> **DO THIS**
In the listing that follows, count each line where the word "diagram" appears; write nothing but the count.

━━━ THE DATA ━━━

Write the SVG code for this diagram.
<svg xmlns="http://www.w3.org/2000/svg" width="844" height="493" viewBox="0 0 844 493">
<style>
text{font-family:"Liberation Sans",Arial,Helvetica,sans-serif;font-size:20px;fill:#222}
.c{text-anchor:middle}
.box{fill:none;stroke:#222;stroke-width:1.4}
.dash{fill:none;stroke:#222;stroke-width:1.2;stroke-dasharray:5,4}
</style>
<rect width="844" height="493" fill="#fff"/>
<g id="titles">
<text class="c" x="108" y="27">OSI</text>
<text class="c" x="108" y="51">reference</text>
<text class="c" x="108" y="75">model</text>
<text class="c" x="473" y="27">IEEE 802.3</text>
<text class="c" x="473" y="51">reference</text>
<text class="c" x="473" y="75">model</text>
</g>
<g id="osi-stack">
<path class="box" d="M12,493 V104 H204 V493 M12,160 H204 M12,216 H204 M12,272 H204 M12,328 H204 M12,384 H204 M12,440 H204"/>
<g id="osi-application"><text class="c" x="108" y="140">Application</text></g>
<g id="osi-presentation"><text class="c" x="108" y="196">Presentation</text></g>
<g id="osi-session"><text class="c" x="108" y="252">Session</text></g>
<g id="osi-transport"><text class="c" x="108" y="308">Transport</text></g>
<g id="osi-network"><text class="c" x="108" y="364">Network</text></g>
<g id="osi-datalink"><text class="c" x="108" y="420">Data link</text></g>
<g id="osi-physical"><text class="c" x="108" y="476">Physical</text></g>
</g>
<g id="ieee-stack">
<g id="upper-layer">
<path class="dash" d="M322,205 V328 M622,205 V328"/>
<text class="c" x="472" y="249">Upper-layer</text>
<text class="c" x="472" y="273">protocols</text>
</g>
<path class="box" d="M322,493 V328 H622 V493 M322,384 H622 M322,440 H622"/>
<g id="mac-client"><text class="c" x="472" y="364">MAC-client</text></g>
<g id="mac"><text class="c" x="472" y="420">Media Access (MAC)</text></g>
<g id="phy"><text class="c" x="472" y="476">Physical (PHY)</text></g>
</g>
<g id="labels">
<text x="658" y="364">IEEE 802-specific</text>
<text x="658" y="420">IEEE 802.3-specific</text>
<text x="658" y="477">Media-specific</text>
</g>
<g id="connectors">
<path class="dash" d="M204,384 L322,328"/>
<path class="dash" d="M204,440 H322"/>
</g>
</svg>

━━━
━━━ THE DATA ━━━

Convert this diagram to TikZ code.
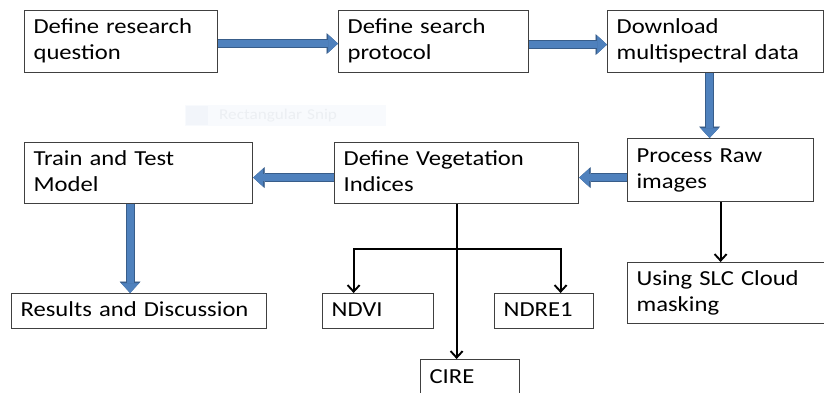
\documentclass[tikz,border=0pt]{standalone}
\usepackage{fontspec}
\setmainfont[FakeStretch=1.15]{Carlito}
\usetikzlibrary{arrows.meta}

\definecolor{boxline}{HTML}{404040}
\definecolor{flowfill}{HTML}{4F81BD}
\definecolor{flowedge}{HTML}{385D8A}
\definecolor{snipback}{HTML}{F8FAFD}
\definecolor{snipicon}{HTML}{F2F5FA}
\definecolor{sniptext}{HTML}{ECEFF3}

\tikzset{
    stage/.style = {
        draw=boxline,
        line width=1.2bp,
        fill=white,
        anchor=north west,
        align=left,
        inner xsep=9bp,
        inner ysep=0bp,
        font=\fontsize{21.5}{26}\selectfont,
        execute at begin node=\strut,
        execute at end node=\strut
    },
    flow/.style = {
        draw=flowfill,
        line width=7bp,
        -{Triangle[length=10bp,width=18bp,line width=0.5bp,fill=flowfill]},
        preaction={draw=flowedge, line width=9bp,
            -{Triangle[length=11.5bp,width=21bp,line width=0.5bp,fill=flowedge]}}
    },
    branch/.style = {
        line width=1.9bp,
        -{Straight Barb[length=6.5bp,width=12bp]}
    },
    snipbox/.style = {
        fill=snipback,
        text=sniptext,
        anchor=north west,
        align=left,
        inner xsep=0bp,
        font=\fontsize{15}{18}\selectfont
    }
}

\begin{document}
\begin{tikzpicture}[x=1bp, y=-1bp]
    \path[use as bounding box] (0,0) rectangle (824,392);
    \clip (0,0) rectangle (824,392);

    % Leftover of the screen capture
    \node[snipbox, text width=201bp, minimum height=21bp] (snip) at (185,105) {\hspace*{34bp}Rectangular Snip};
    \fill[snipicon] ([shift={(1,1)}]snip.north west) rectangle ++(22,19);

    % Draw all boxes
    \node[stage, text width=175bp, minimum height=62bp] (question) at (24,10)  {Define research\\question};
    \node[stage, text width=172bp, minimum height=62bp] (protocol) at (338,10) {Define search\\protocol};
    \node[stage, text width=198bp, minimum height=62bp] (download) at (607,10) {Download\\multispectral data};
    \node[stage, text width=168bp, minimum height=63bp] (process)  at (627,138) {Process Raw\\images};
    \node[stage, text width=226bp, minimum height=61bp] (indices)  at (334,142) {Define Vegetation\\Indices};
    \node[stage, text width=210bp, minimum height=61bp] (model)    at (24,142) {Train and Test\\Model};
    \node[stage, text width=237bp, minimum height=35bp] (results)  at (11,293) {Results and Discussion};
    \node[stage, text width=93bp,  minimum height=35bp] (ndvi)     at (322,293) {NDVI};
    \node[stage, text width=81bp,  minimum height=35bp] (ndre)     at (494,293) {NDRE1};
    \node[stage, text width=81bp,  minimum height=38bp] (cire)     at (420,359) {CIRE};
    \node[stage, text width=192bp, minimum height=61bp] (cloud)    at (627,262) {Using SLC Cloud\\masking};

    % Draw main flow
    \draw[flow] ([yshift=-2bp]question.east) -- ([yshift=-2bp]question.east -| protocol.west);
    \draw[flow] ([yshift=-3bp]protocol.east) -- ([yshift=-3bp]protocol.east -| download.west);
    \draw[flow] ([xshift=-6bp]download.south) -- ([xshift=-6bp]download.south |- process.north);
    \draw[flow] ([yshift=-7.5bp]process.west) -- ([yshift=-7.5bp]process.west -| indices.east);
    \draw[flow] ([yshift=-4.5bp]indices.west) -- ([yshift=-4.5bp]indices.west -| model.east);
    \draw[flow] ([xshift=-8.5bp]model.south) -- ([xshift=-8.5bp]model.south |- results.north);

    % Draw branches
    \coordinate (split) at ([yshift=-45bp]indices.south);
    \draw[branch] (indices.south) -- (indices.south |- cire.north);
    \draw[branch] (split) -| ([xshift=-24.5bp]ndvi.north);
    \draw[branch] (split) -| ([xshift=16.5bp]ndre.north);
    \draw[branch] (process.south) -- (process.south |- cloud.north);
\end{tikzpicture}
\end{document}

━━━

> **ANSWER**
2